_Entries with chart source code_:
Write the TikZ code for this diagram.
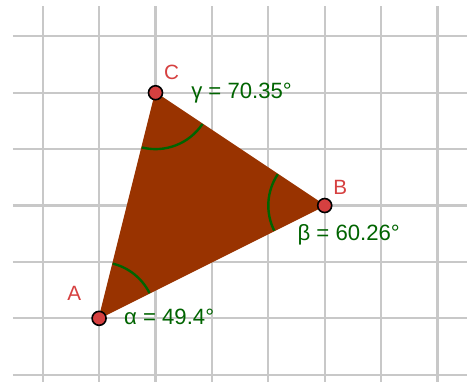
\documentclass[tikz,border=0pt]{standalone}
\usepackage{fontspec}
\setmainfont{Liberation Sans}
\usetikzlibrary{calc}
\definecolor{tribrown}{HTML}{993300}
\definecolor{anggreen}{HTML}{006400}
\definecolor{ptred}{HTML}{D64040}
\definecolor{gridgray}{HTML}{C8C8C8}
\begin{document}
\begin{tikzpicture}[x=42.3pt,y=42.3pt,
  gridline/.style={gridgray,line width=1.6pt},
  angarc/.style={anggreen,line width=1.8pt},
  ptdot/.style={circle,fill=ptred,draw=black,line width=1.2pt,minimum size=10.5pt,inner sep=0pt},
  ptlabel/.style={text=ptred,font=\fontsize{15.5pt}{18pt}\selectfont,inner sep=0pt,anchor=base},
  anglabel/.style={text=anggreen,font=\fontsize{16.6pt}{19pt}\selectfont,inner sep=0pt,anchor=base west}]
\useasboundingbox (-1.757,-1.129) rectangle (6.523,5.644);
\fill[white] (-1.757,-1.129) rectangle (6.523,5.644);
% grid
\foreach \i in {-1,...,6} \draw[gridline] (\i,5.537) -- (\i,-1.129);
\foreach \j in {-1,...,5} \draw[gridline] (-1.527,\j) -- (6.523,\j);
% vertices
\coordinate (A) at (0,0);
\coordinate (B) at (4,2);
\coordinate (C) at (1,4);
\fill[tribrown] (A) -- (B) -- (C) -- cycle;
\draw[tribrown,line width=0.8pt,line join=round] (A) -- (B) -- (C) -- cycle;
% angle arcs
\draw[angarc] ($(A)+(26.565:1)$) arc[start angle=26.565,end angle=75.964,radius=1];
\draw[angarc] ($(B)+(146.31:1)$) arc[start angle=146.31,end angle=206.565,radius=1];
\draw[angarc] ($(C)+(255.964:1)$) arc[start angle=255.964,end angle=326.31,radius=1];
% points
\node[ptdot] (pA) at (A) {};
\node[ptdot] (pB) at (B) {};
\node[ptdot] (pC) at (C) {};
% labels
\node[ptlabel] (lA) at (-0.440,0.312) {A};
\node[ptlabel] (lB) at (4.277,2.197) {B};
\node[ptlabel] (lC) at (1.284,4.243) {C};
\node[anglabel] (ga) at (1.630,3.901) {γ = 70.35°};
\node[anglabel] (be) at (3.515,1.379) {β = 60.26°};
\node[anglabel] (al) at (0.440,-0.106) {α = 49.4°};
\end{tikzpicture}
\end{document}
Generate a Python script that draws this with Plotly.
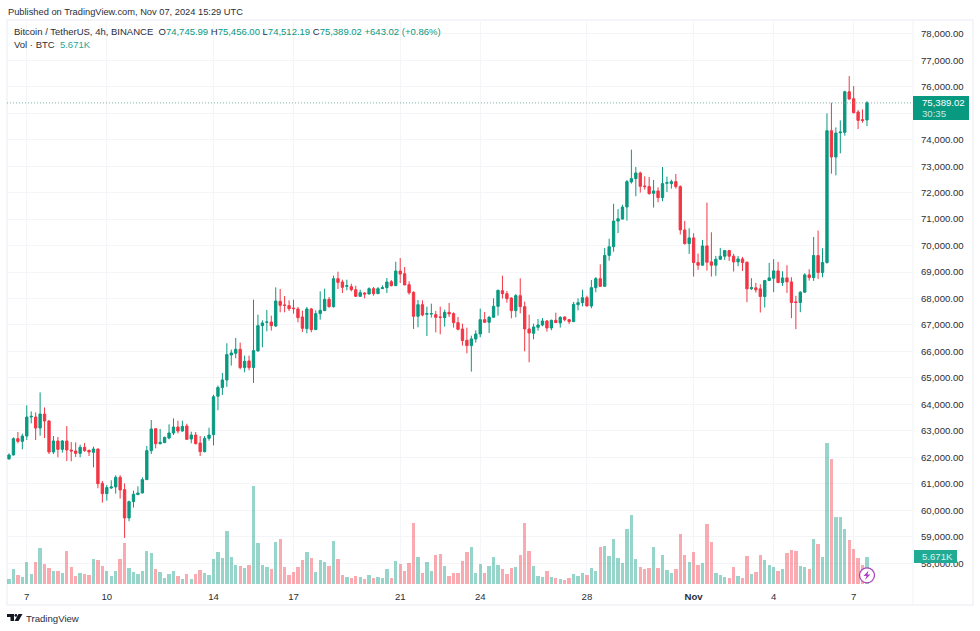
import plotly.graph_objects as go
import pandas as pd

opens = [61937,62087,62704,62603,62805,63522,63522,63106,63635,63371,62201,62616,62301,62616,62276,62238,62150,62377,62264,62188,
62314,61018,60628,60842,60880,61245,60779,59710,60326,60590,60653,61157,62251,63081,62515,62553,62729,62918,63144,62993,
63182,62691,62842,62540,62213,62717,62855,64308,64635,64924,65868,65931,66082,65390,65641,65390,66019,66975,67101,67113,
66962,67893,67755,67730,67641,67604,67302,66862,67604,66824,67428,67541,67969,67692,68749,68623,68459,68447,68333,68082,
68208,68170,68371,68182,68371,68409,68635,68484,69038,68937,68522,68233,67327,67767,67402,67415,67390,67302,67277,67478,
67428,67088,66849,66421,66220,66472,66660,67201,67101,67289,67704,68296,68182,68019,67541,68107,67692,66849,66685,66912,
67000,67151,66887,67176,67075,67302,67201,67126,67767,67843,68031,67717,68409,68749,68459,69629,69956,70925,71000,71459,
72403,72528,72742,72252,72227,71975,72063,71811,72352,72340,72415,72226,70591,70075,70289,69358,69257,69987,69383,69257,
69483,69597,69811,69597,69383,69496,69370,68364,68402,68364,68075,68678,68767,69043,68603,68779,68628,67873,67848,68238,
68892,68792,69622,68980,69358,74339,73346,74264,74277,75811,75547,75044,74755,74745.99]
highs = [62150,62754,62956,62893,63962,63735,63698,64453,63886,63408,62805,62767,62654,63182,62578,62565,62477,62540,62289,62402,
62327,61106,60955,61131,61320,61320,61018,60364,60741,60905,61245,62427,63408,63094,63069,62779,63245,63471,63383,63383,
63270,62968,62956,62805,62805,63119,64364,64710,65188,66308,66069,66509,66333,65843,65843,67956,67390,67176,67566,67352,
68421,68359,68094,67931,67956,67679,67541,67679,67641,67553,68270,68371,68057,68862,69013,68711,68711,68560,68484,68333,
68233,68421,68434,68434,68497,68774,68698,69390,69528,69189,68648,68270,67943,67931,67692,67805,67528,67692,67579,67830,
67478,67302,67050,66899,66597,66799,67616,67491,67340,68006,68333,68862,68283,68044,68170,68761,67880,67390,67050,67226,
67264,67189,67201,67465,67327,67327,67214,67868,68006,68333,68107,68698,68811,69289,69906,70258,71579,71378,71541,72478,
73623,72969,72793,72616,72591,72478,72201,72969,72604,72491,72704,72276,70930,70653,70465,69697,70213,71622,70503,69609,
69911,69836,69836,69685,69609,69572,69396,68767,68590,68540,68704,69345,69483,69383,69031,69257,68804,68100,68276,68955,
69106,70326,70565,69899,74994,75396,74465,74729,75849,76403,76025,75119,75145,75456]
lows = [61924,62075,62528,62301,62654,63283,62654,62817,62729,62125,62125,62000,62176,61861,61848,62012,62000,62213,62050,61622,
60830,60289,60364,60804,60628,60440,58955,59584,60100,60578,60641,61144,62125,62339,62490,62540,62679,62842,62905,62968,
62654,62528,62490,62050,62188,62628,62452,63779,64358,64660,65465,65742,65327,65214,65289,64811,65994,66157,66761,66786,
66925,67478,67478,67528,67428,67101,66736,66685,66723,66824,67201,67528,67654,67654,68359,68208,68308,68270,68069,68057,
68006,68157,68107,68170,68359,68208,68459,68472,68585,68510,68145,66849,66912,67327,66585,67277,66723,66648,66937,67302,
66899,66799,66220,65931,65239,66333,66534,67075,66698,67277,67352,67994,67843,67252,67289,67440,66006,65591,66459,66786,
66950,66748,66799,67075,66899,67138,67038,67113,67553,67704,67704,67629,68233,68434,68459,69428,69768,70472,70988,70943,
72340,71862,72000,72113,71925,71434,71635,71673,72025,72151,72151,70414,70037,69685,68829,69081,69245,69056,68829,68855,
69458,69458,69421,69018,69219,69043,67861,68326,68226,67471,67660,68678,68238,68578,68477,68213,67257,66842,67483,68226,
68678,68666,68741,68804,69320,72717,72654,73484,74151,75509,74994,74402,74641,74512.19]
closes = [62087,62704,62603,62805,63522,63547,63106,63635,63371,62201,62616,62301,62616,62276,62238,62150,62377,62251,62201,62314,
61006,60628,60855,60880,61245,60767,59710,60326,60603,60653,61157,62251,63069,62515,62565,62754,62918,63144,62993,63169,
62679,62842,62515,62213,62717,62842,64289,64635,64924,65880,65943,66082,65390,65629,65390,66031,66975,67075,67113,66975,
67906,67742,67742,67616,67616,67277,66874,67604,66824,67428,67553,67969,67692,68749,68610,68421,68484,68333,68082,68220,
68170,68371,68182,68371,68409,68623,68484,69038,68925,68510,68220,67327,67767,67377,67428,67428,67289,67289,67478,67415,
67088,66836,66409,66220,66472,66660,67201,67101,67289,67704,68308,68182,67994,67541,68107,67692,66849,66698,66924,67000,
67151,66887,67176,67088,67289,67201,67126,67780,67843,68031,67717,68409,68749,68459,69629,69956,70925,71013,71453,72415,
72528,72742,72239,72227,71962,72063,71811,72340,72377,72415,72227,70591,70075,70289,69358,69257,69987,69370,69257,69483,
69597,69811,69597,69383,69496,69358,68364,68414,68326,68075,68678,68779,69043,68603,68779,68628,67848,67848,68238,68892,
68792,69622,68980,69358,74339,73346,74251,74289,75811,75535,75019,74729,74729,75389.02]
volumes_k = [1.04,3.1,1.8,1.46,4.5,2.15,4.5,7.57,4.1,3.26,2.78,2.64,2.3,6.94,3.6,1.67,2.2,2.08,1.8,5.2,
5.07,3.75,2.78,1.67,2.64,5.2,8.47,3.33,2.5,2.08,2.78,6.88,6.46,3.06,2.5,1.25,2.08,2.7,1.67,1.04,
2.0,1.1,2.15,2.9,2.2,1.9,5.2,6.6,5.35,11.1,5.55,3.96,3.68,3.33,3.9,20.4,8.47,3.96,3.54,3.1,
8.68,9.38,3.6,1.9,2.57,3.54,4.93,6.67,5.4,2.5,4.93,4.5,3.68,8.96,5.14,1.9,1.46,1.18,1.67,1.39,
1.04,1.8,1.18,1.46,1.18,3.1,1.25,4.8,4.17,2.7,4.3,12.7,5.55,2.2,4.58,2.64,5.97,6.25,3.68,1.67,
2.3,2.3,4.7,6.6,7.7,2.3,4.17,2.3,3.68,5.55,4.03,3.1,2.15,3.26,3.54,6.1,12.7,6.8,3.75,1.67,
1.53,2.64,1.39,1.18,1.04,0.76,1.18,2.08,1.67,2.2,1.8,3.26,2.7,7.64,7.9,5.83,9.3,5.4,4.4,11.46,
14.3,5.2,3.54,3.1,3.33,7.8,3.33,5.97,3.0,2.36,3.1,10.35,6.04,4.58,6.74,3.9,4.4,12.5,8.75,2.3,
1.94,1.46,1.32,3.47,1.67,1.25,5.9,2.08,2.57,6.04,4.93,3.96,3.54,2.78,3.1,6.46,7.08,6.94,3.68,3.54,
3.2,9.3,8.33,5.6,29.4,26.0,14.0,14.0,11.5,9.17,7.3,5.5,3.9,5.671]
x_ticks = ["2024-10-07","2024-10-10","2024-10-14","2024-10-17","2024-10-21","2024-10-24","2024-10-28","2024-11-01","2024-11-04","2024-11-07"]
x_labels = ["7","10","14","17","21","24","28","<b>Nov</b>","4","7"]
price_ticks = [58000,59000,60000,61000,62000,63000,64000,65000,66000,67000,68000,69000,70000,71000,72000,73000,74000,75000,76000,77000,78000]
hidden_price_ticks = [75000]
first_bar = "2024-10-06 08:00"
last_close = closes[-1]
times = pd.date_range(first_bar, periods=len(closes), freq="4h")

UP, DOWN = "#089981", "#F23645"
UP_V, DOWN_V = "rgba(8,153,129,0.42)", "rgba(242,54,69,0.42)"
GRID, FRAME, TXT = "#f3f5f8", "#eff2f7", "#2a2e39"
FONT = "Liberation Sans"
L, R, T, B = 7.0, 913.0, 22.0, 584.0
def PX(p): return (p - L) / (R - L)
def PY(p): return (B - p) / (B - T)

fig = go.Figure()
fig.add_trace(go.Bar(x=times, y=volumes_k, yaxis="y", width=4 * 3600e3 * 0.75,
    marker=dict(color=[UP_V if c >= o else DOWN_V for o, c in zip(opens, closes)], line_width=0),
    hoverinfo="skip", showlegend=False))
fig.add_trace(go.Candlestick(x=times, open=opens, high=highs, low=lows, close=closes, yaxis="y2",
    whiskerwidth=0, showlegend=False,
    increasing=dict(line=dict(color=UP, width=1), fillcolor=UP),
    decreasing=dict(line=dict(color=DOWN, width=1), fillcolor=DOWN)))

def rect(x0, y0, x1, y1, **kw):
    return dict(type="rect", xref="paper", yref="paper", x0=PX(x0), x1=PX(x1), y0=PY(y0), y1=PY(y1), **kw)
def path(points, color):
    d = "M" + " L".join(f"{PX(a):.5f},{PY(b):.5f}" for a, b in points) + " Z"
    return dict(type="path", xref="paper", yref="paper", path=d, fillcolor=color, line_width=0)

shapes = [
    rect(7, 20, 973, 605, line=dict(color=FRAME, width=1.5), layer="below"),
    dict(type="line", xref="paper", yref="paper", x0=PX(913), x1=PX(913), y0=PY(20), y1=PY(605), line=dict(color=FRAME, width=1)),
    dict(type="line", xref="paper", yref="y2", x0=0, x1=1, y0=last_close, y1=last_close, line=dict(color="#5f9f95", width=0.8, dash="1px,2px")),
    rect(913, 96, 969, 120, fillcolor=UP, line_width=0),
    rect(914, 550, 957, 563, fillcolor="#22AB94", line_width=0),
    dict(type="circle", xref="paper", yref="paper", x0=PX(859.5), x1=PX(874.5), y0=PY(567.8), y1=PY(582.8),
         fillcolor="white", line=dict(color="#AB47BC", width=1.3)),
    path([(868.5,570.5),(863.5,576),(866.5,576),(865,580),(870.5,574.5),(867.5,574.5)], "#AB47BC"),
    path([(7,614),(14,614),(14,621),(10.5,621),(10.5,617),(7,617)], "#131722"),
    path([(18.5,614),(22.5,614),(18.5,621),(14.5,621)], "#131722"),
    dict(type="circle", xref="paper", yref="paper", x0=PX(14.5), x1=PX(17.3), y0=PY(614), y1=PY(616.8), fillcolor="#131722", line_width=0),
]

def text(s, x, y, size=9.5, color=TXT, anchor="left"):
    return dict(text=s, xref="paper", yref="paper", x=PX(x), y=PY(y), xanchor=anchor, yanchor="middle",
                showarrow=False, font=dict(family=FONT, size=size, color=color), align="left", borderpad=0)

g = lambda s, c=UP: f'<span style="color:{c}">{s}</span>'
annotations = [
    text("Published on TradingView.com, Nov 07, 2024 15:29 UTC", 7, 11.5, 9.3),
    text("Bitcoin / TetherUS, 4h, BINANCE  O" + g("74,745.99") + " H" + g("75,456.00") + " L" + g("74,512.19")
         + " C" + g("75,389.02") + " " + g("+643.02 (+0.86%)"), 13, 31.5, 9.5),
    text("Vol · BTC  " + g("5.671K", "#26A69A"), 13, 44.5, 9.5),
    text("75,389.02", 921, 102.5, 9.6, "white"),
    text("30:35", 921, 113.5, 9.6, "#c8e8e2"),
    text("5.671K", 921, 556.5, 9.6, "#d8f2ec"),
    text("TradingView", 25, 618, 9.6, "#2a2e39"),
]

fig.update_layout(
    width=980, height=631, paper_bgcolor="white", plot_bgcolor="white", bargap=0, boxgap=0.25,
    margin=dict(l=L, r=980 - R, t=T, b=631 - B, pad=0, autoexpand=False),
    font=dict(family=FONT, size=9.6, color=TXT), showlegend=False, shapes=shapes, annotations=annotations,
    xaxis=dict(type="date", range=["2024-10-06 06:12", "2024-11-09 05:24"], rangeslider=dict(visible=False),
               tickmode="array", tickvals=x_ticks, ticktext=x_labels, showgrid=True, gridcolor=GRID, gridwidth=1,
               ticks="", showline=False, zeroline=False, ticklabelstandoff=5, tickfont=dict(size=9.6, color=TXT)),
    yaxis=dict(range=[0, 117], visible=False, showgrid=False, fixedrange=True),
    yaxis2=dict(overlaying="y", side="right", range=[57214, 78446], tickmode="array", tickvals=price_ticks,
                ticktext=["" if v in hidden_price_ticks else f"{v:,.2f}" for v in price_ticks],
                showgrid=True, gridcolor=GRID, gridwidth=1, zeroline=False, ticks="", showline=False,
                ticklabelstandoff=7, tickfont=dict(size=9.6, color=TXT)),
)
fig.write_html("out.html", post_script="document.body.style.margin='0';", config=dict(displayModeBar=False))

_Work instructions_:
From the first line above down to the line with "import pandas as pd", reproduce every line and no others, omitting pictures.

_Answer to this task_:
Write the TikZ code for this diagram.
\documentclass[tikz,border=0pt]{standalone}
\usepackage{fontspec}
\setmainfont{Liberation Sans}
\usetikzlibrary{calc}
\definecolor{tribrown}{HTML}{993300}
\definecolor{anggreen}{HTML}{006400}
\definecolor{ptred}{HTML}{D64040}
\definecolor{gridgray}{HTML}{C8C8C8}
\begin{document}
\begin{tikzpicture}[x=42.3pt,y=42.3pt,
  gridline/.style={gridgray,line width=1.6pt},
  angarc/.style={anggreen,line width=1.8pt},
  ptdot/.style={circle,fill=ptred,draw=black,line width=1.2pt,minimum size=10.5pt,inner sep=0pt},
  ptlabel/.style={text=ptred,font=\fontsize{15.5pt}{18pt}\selectfont,inner sep=0pt,anchor=base},
  anglabel/.style={text=anggreen,font=\fontsize{16.6pt}{19pt}\selectfont,inner sep=0pt,anchor=base west}]
\useasboundingbox (-1.757,-1.129) rectangle (6.523,5.644);
\fill[white] (-1.757,-1.129) rectangle (6.523,5.644);
% grid
\foreach \i in {-1,...,6} \draw[gridline] (\i,5.537) -- (\i,-1.129);
\foreach \j in {-1,...,5} \draw[gridline] (-1.527,\j) -- (6.523,\j);
% vertices
\coordinate (A) at (0,0);
\coordinate (B) at (4,2);
\coordinate (C) at (1,4);
\fill[tribrown] (A) -- (B) -- (C) -- cycle;
\draw[tribrown,line width=0.8pt,line join=round] (A) -- (B) -- (C) -- cycle;
% angle arcs
\draw[angarc] ($(A)+(26.565:1)$) arc[start angle=26.565,end angle=75.964,radius=1];
\draw[angarc] ($(B)+(146.31:1)$) arc[start angle=146.31,end angle=206.565,radius=1];
\draw[angarc] ($(C)+(255.964:1)$) arc[start angle=255.964,end angle=326.31,radius=1];
% points
\node[ptdot] (pA) at (A) {};
\node[ptdot] (pB) at (B) {};
\node[ptdot] (pC) at (C) {};
% labels
\node[ptlabel] (lA) at (-0.440,0.312) {A};
\node[ptlabel] (lB) at (4.277,2.197) {B};
\node[ptlabel] (lC) at (1.284,4.243) {C};
\node[anglabel] (ga) at (1.630,3.901) {γ = 70.35°};
\node[anglabel] (be) at (3.515,1.379) {β = 60.26°};
\node[anglabel] (al) at (0.440,-0.106) {α = 49.4°};
\end{tikzpicture}
\end{document}
Generate a Python script that draws this with Plotly.
import plotly.graph_objects as go
import pandas as pd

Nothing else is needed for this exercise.